Interior Minister Lee Sang-min, right, shakes hands with Senior Superintendent General Kim Soon-ho, the new director of the ministry's police bureau, at the Central Government Complex in Jongno District, central Seoul on Tuesday. [JOINT PRESS CORPS]

Interior Minister Lee Sang-min, right, shakes hands with Senior Superintendent General Kim Soon-ho, the new director of the ministry's police bureau, at the Central Government Complex in Jongno District, central Seoul on Tuesday. [JOINT PRESS CORPS]

 
The Interior Ministry on Tuesday formed a new bureau to oversee the police, overriding opposition from police officers and marking the re-establishment of a ministry organization to superise the law enforcement agency after 31 years.
 
Police officials and rank-and-file officers have vehemently protested the Interior Ministry’s plan to establish the Police Bureau, arguing that it would damage the National Police Agency’s (NPA) political independence and neutrality.
 
Interior Minister Lee Sang-min has argued that the bureau is necessary to maintain oversight over the NPA once the agency’s authority expands in September, when it takes over investigative powers from the state prosecution service,
 
The bureau, with 16 people led by Senior Superintendent General Kim Soon-ho, is charged with drawing up key policies and regulations related to the police, recommending candidates for senior police positions and adopting other measures to support the police agency.
 
Speaking to reporters at the Central Government Complex in Seoul after formally taking up the helm of the police bureau, Kim said he would work to assuage fears about his organization’s work, which critics say could be used to direct police officers to engage in politically motivated investigations.
 
“We will address these concerns by expanding channels of communication and empathy,” he said.
 
Kim also told reporters that he feels “a great sense of duty” stemming from his knowledge of the concerns voiced by his police agency colleagues and the public, and promised to “inform the media and agency colleagues of the Police Bureau’s ongoing work.”  
 
He also promised “to fulfill this duty so that we can get closer to our police officers and act as a bridge between the police and the people we serve.”
 
The composition of personnel at the new bureau is already quite different from that of the police hierarchy it oversees.
 
While alumni of the Korean National Police University dominate the NPA’s upper echelons, only one out of 16 bureau staff are graduates of the university.
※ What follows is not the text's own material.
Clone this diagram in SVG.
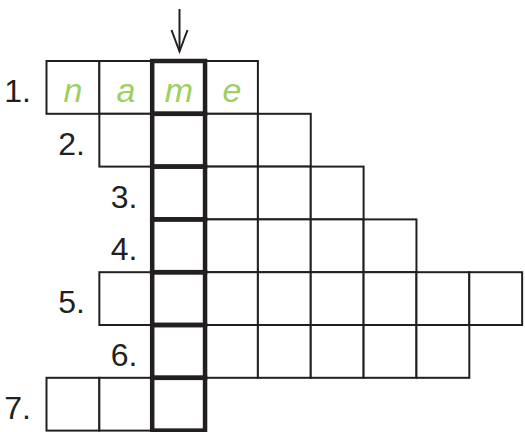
<svg xmlns="http://www.w3.org/2000/svg" width="525" height="432" viewBox="0 0 525 432">
<style>
.cell{fill:#fff;stroke:#231f20;stroke-width:2}
.key{fill:none;stroke:#231f20;stroke-width:4.5}
.num{font-family:"Liberation Sans",Arial,sans-serif;font-size:32px;fill:#231f20;text-anchor:end}
.ans{font-family:"Liberation Sans",Arial,sans-serif;font-size:34px;font-style:italic;fill:#9dcf62;text-anchor:middle}
.arrow{fill:none;stroke:#231f20;stroke-width:2}
</style>
<rect width="525" height="432" fill="#fff"/>
<g id="row1">
<rect class="cell" x="46.5" y="61" width="52.85" height="52.8"/>
<rect class="cell" x="99.35" y="61" width="52.85" height="52.8"/>
<rect class="cell" x="152.2" y="61" width="52.85" height="52.8"/>
<rect class="cell" x="205.05" y="61" width="52.85" height="52.8"/>
<text class="num" x="31" y="101.5">1.</text>
<text class="ans" x="73" y="101.5">n</text>
<text class="ans" x="126" y="101.5">a</text>
<text class="ans" x="179" y="101.5">m</text>
<text class="ans" x="232" y="101.5">e</text>
</g>
<g id="row2">
<rect class="cell" x="99.35" y="113.8" width="52.85" height="52.8"/>
<rect class="cell" x="152.2" y="113.8" width="52.85" height="52.8"/>
<rect class="cell" x="205.05" y="113.8" width="52.85" height="52.8"/>
<rect class="cell" x="257.9" y="113.8" width="52.85" height="52.8"/>
<text class="num" x="85" y="154.5">2.</text>
</g>
<g id="row3">
<rect class="cell" x="152.2" y="166.6" width="52.85" height="52.8"/>
<rect class="cell" x="205.05" y="166.6" width="52.85" height="52.8"/>
<rect class="cell" x="257.9" y="166.6" width="52.85" height="52.8"/>
<rect class="cell" x="310.75" y="166.6" width="52.85" height="52.8"/>
<text class="num" x="137.5" y="207.5">3.</text>
</g>
<g id="row4">
<rect class="cell" x="152.2" y="219.4" width="52.85" height="52.8"/>
<rect class="cell" x="205.05" y="219.4" width="52.85" height="52.8"/>
<rect class="cell" x="257.9" y="219.4" width="52.85" height="52.8"/>
<rect class="cell" x="310.75" y="219.4" width="52.85" height="52.8"/>
<rect class="cell" x="363.6" y="219.4" width="52.85" height="52.8"/>
<text class="num" x="137.5" y="260">4.</text>
</g>
<g id="row5">
<rect class="cell" x="99.35" y="272.2" width="52.85" height="52.8"/>
<rect class="cell" x="152.2" y="272.2" width="52.85" height="52.8"/>
<rect class="cell" x="205.05" y="272.2" width="52.85" height="52.8"/>
<rect class="cell" x="257.9" y="272.2" width="52.85" height="52.8"/>
<rect class="cell" x="310.75" y="272.2" width="52.85" height="52.8"/>
<rect class="cell" x="363.6" y="272.2" width="52.85" height="52.8"/>
<rect class="cell" x="416.45" y="272.2" width="52.85" height="52.8"/>
<rect class="cell" x="469.3" y="272.2" width="52.85" height="52.8"/>
<text class="num" x="85" y="313">5.</text>
</g>
<g id="row6">
<rect class="cell" x="152.2" y="325" width="52.85" height="52.8"/>
<rect class="cell" x="205.05" y="325" width="52.85" height="52.8"/>
<rect class="cell" x="257.9" y="325" width="52.85" height="52.8"/>
<rect class="cell" x="310.75" y="325" width="52.85" height="52.8"/>
<rect class="cell" x="363.6" y="325" width="52.85" height="52.8"/>
<rect class="cell" x="416.45" y="325" width="52.85" height="52.8"/>
<text class="num" x="137.5" y="366">6.</text>
</g>
<g id="row7">
<rect class="cell" x="46.5" y="377.8" width="52.85" height="52.8"/>
<rect class="cell" x="99.35" y="377.8" width="52.85" height="52.8"/>
<rect class="cell" x="152.2" y="377.8" width="52.85" height="52.8"/>
<text class="num" x="31" y="418.5">7.</text>
</g>
<g id="key-column">
<rect class="key" x="152.2" y="61" width="52.85" height="52.8"/>
<rect class="key" x="152.2" y="113.8" width="52.85" height="52.8"/>
<rect class="key" x="152.2" y="166.6" width="52.85" height="52.8"/>
<rect class="key" x="152.2" y="219.4" width="52.85" height="52.8"/>
<rect class="key" x="152.2" y="272.2" width="52.85" height="52.8"/>
<rect class="key" x="152.2" y="325" width="52.85" height="52.8"/>
<rect class="key" x="152.2" y="377.8" width="52.85" height="52.8"/>
</g>
<g id="connectors">
<line class="arrow" x1="179.5" y1="9" x2="179.5" y2="51"/>
<polyline class="arrow" points="171.5,30 179.5,51.5 187.5,30"/>
</g>
</svg>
Twelve of the bureau staff are former NPA officials who entered the agency through the civil service examination route.
 
In an interview with the JoongAng Ilbo, Jeon Kyeong-soo, president of the Korean Society of Drugs and Crime, suggested the assignment of civil servants instead of former police cadets to oversee the police agency was a deliberate choice to break up a clique of officers that dominates the police force.  
 
“The exclusion of Korean National Police University graduates from the Police Bureau is the first step to diluting their dominance over the police force,” Jeon said.
 
Police were controlled by the Ministry of Home Affairs, the precursor of the Interior Ministry, until 1991, when the National Police Agency was made independent of the ministry to ensure its independence and neutrality.